Written instruction: Reproduce, exactly and in full, only the lines below from the one containing "Convert this chart to Plotly code." through the one containing "0.0710, 0.0304, 0.0684, 0.0557, 0.0084, 0.0794, 0.0642]".

>> begin Records

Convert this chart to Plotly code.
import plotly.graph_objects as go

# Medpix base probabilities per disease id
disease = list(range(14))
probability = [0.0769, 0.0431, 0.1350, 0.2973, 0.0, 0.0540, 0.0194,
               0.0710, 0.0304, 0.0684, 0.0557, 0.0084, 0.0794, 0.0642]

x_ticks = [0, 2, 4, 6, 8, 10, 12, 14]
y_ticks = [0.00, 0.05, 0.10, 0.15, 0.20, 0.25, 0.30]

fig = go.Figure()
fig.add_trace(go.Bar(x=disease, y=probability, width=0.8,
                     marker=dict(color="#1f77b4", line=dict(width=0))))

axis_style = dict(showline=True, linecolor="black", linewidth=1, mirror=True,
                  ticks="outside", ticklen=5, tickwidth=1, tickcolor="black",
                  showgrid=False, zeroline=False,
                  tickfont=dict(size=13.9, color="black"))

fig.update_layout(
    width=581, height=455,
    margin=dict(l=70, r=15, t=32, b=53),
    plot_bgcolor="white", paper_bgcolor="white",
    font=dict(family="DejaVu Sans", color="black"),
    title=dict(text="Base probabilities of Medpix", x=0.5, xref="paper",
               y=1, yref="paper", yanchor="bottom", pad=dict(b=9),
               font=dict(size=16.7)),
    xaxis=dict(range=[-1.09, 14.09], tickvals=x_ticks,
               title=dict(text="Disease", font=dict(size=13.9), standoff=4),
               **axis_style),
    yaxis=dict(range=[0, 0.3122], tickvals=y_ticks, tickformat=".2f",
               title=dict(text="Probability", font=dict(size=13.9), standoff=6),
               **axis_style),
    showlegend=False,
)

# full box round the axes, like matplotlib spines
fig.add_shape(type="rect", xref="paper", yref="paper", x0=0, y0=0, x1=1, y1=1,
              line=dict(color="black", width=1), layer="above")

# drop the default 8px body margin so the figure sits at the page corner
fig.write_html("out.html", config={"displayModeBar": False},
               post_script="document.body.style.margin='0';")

>> end Records
>> begin Records

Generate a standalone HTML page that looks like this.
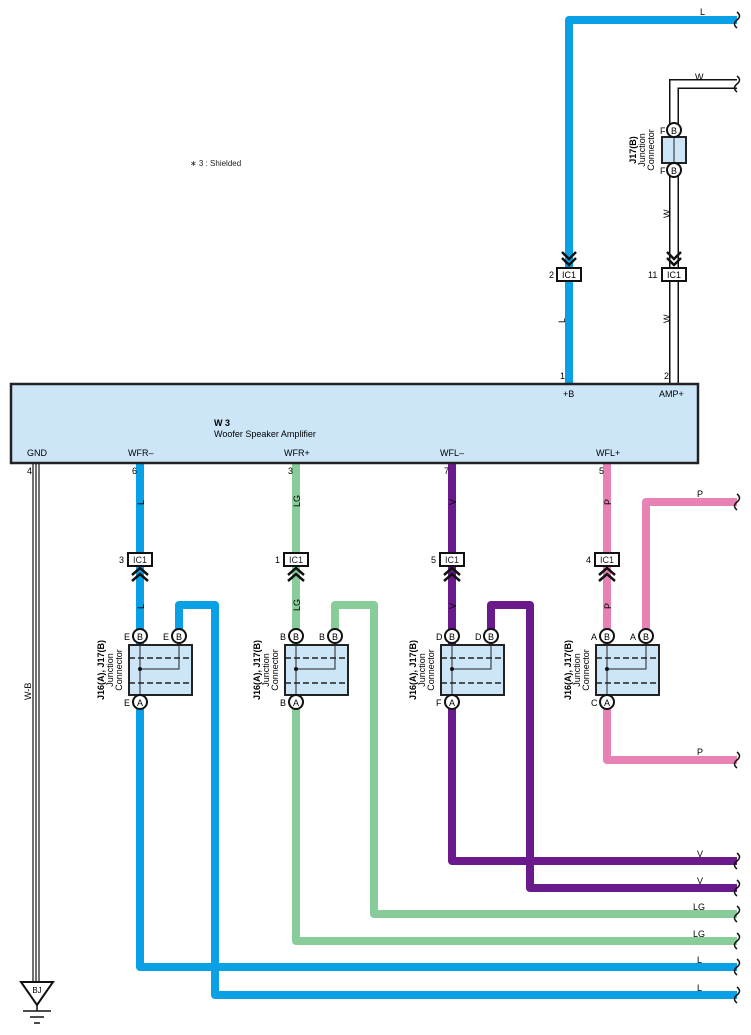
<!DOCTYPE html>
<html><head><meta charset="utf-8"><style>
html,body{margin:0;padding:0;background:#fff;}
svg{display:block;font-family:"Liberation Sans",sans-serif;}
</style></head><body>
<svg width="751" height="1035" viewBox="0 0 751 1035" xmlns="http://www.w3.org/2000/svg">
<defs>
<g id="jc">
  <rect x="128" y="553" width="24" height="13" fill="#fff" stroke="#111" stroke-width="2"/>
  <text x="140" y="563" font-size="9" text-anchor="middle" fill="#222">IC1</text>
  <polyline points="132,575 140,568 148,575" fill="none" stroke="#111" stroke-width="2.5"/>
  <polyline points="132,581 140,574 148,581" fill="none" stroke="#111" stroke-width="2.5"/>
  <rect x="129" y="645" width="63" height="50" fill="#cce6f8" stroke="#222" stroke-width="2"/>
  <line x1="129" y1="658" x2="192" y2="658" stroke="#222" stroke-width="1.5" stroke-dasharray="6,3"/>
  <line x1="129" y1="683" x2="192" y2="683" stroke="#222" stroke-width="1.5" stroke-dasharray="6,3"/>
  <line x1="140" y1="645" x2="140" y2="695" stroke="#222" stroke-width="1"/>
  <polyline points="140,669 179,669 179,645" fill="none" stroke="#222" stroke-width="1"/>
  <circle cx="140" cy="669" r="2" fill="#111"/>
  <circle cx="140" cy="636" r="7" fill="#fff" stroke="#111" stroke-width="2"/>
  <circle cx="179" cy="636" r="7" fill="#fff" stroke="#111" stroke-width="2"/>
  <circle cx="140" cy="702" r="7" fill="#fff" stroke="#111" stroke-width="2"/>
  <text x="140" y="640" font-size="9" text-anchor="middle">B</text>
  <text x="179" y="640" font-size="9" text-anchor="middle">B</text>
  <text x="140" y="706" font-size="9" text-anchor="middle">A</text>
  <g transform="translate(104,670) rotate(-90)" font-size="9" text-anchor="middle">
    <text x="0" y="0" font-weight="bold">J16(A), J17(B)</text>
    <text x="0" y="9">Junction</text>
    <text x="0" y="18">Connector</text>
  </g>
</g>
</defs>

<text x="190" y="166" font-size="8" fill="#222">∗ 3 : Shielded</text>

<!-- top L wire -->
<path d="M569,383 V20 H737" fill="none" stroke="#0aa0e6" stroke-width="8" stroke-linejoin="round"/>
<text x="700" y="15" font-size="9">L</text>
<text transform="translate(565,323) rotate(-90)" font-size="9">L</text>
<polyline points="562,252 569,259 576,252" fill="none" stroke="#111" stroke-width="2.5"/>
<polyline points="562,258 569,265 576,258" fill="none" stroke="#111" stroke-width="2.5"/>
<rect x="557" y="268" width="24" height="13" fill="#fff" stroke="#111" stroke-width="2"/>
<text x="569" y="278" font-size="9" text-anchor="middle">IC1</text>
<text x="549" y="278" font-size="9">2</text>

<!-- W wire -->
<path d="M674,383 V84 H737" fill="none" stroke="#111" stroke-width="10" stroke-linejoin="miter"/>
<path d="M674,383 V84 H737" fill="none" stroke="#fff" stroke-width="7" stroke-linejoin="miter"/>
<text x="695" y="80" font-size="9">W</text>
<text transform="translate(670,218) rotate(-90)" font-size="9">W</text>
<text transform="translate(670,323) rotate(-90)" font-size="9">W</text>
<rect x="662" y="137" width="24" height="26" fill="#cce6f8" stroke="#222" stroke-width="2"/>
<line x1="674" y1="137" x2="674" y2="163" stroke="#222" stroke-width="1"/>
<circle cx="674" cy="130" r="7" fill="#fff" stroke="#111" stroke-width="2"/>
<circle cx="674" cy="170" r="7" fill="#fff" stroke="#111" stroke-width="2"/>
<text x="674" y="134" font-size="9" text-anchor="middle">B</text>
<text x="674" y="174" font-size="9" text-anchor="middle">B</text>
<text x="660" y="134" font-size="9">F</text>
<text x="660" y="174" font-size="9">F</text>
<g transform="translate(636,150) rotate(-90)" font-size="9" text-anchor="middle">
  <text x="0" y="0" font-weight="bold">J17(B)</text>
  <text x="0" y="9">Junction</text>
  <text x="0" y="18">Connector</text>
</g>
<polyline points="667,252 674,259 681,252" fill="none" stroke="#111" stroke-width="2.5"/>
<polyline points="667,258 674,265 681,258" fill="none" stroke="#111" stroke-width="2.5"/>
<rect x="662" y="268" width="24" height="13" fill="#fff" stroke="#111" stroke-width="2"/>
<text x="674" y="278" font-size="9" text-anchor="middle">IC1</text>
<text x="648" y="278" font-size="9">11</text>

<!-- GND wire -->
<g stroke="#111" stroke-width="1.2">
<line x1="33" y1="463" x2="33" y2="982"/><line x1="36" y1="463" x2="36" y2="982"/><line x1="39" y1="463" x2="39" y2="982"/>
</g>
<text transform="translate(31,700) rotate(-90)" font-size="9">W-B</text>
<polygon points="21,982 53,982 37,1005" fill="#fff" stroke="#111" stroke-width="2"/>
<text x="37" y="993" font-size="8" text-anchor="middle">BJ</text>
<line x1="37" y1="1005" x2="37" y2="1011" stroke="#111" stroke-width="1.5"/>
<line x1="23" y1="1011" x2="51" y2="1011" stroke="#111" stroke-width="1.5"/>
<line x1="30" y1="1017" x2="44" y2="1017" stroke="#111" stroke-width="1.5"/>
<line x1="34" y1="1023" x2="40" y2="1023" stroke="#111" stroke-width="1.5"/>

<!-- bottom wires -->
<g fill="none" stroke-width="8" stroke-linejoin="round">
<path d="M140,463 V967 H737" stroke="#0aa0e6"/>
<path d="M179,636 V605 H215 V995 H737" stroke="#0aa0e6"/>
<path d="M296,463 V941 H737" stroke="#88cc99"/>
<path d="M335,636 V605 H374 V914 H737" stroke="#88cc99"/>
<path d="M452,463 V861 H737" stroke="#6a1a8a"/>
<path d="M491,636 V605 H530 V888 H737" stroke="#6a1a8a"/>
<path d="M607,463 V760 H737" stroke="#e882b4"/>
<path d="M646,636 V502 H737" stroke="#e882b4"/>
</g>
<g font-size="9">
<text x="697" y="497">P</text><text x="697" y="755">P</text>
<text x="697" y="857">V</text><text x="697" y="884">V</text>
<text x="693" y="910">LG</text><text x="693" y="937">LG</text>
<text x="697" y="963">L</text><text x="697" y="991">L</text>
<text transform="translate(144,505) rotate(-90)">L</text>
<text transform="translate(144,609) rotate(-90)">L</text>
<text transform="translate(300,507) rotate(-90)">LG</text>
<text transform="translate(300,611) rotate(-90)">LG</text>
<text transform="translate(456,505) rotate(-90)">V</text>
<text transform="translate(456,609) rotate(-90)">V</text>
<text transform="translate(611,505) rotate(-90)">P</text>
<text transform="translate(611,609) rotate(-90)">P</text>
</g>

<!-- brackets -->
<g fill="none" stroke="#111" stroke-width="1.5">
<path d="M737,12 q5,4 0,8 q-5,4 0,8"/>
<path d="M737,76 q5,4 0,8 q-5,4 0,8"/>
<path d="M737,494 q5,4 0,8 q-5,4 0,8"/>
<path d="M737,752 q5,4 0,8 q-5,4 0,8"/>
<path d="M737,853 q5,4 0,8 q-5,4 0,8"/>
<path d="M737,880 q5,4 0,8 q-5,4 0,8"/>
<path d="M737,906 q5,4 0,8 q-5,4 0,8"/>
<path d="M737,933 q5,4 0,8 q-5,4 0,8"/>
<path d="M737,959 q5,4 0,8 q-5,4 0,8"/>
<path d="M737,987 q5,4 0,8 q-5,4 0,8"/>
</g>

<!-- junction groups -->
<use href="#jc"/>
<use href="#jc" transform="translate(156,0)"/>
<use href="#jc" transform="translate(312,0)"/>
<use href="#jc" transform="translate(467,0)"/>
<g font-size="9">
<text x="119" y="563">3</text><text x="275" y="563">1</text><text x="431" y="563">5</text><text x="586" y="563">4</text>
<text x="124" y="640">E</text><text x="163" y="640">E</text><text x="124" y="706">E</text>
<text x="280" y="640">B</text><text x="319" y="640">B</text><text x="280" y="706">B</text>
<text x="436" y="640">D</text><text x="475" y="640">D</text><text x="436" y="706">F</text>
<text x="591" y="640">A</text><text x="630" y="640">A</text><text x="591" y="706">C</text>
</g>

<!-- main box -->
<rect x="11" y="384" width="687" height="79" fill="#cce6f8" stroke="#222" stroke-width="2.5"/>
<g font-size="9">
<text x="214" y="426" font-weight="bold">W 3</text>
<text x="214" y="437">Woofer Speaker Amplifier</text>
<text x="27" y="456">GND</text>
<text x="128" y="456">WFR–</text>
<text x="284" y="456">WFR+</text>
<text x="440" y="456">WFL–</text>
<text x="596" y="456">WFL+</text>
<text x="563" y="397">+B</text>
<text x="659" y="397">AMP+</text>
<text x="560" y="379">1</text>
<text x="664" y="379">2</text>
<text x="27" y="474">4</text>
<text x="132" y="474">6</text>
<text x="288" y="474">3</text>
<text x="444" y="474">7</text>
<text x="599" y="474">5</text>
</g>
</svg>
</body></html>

>> end Records

Exercise response:
Convert this chart to Plotly code.
import plotly.graph_objects as go

# Medpix base probabilities per disease id
disease = list(range(14))
probability = [0.0769, 0.0431, 0.1350, 0.2973, 0.0, 0.0540, 0.0194,
               0.0710, 0.0304, 0.0684, 0.0557, 0.0084, 0.0794, 0.0642]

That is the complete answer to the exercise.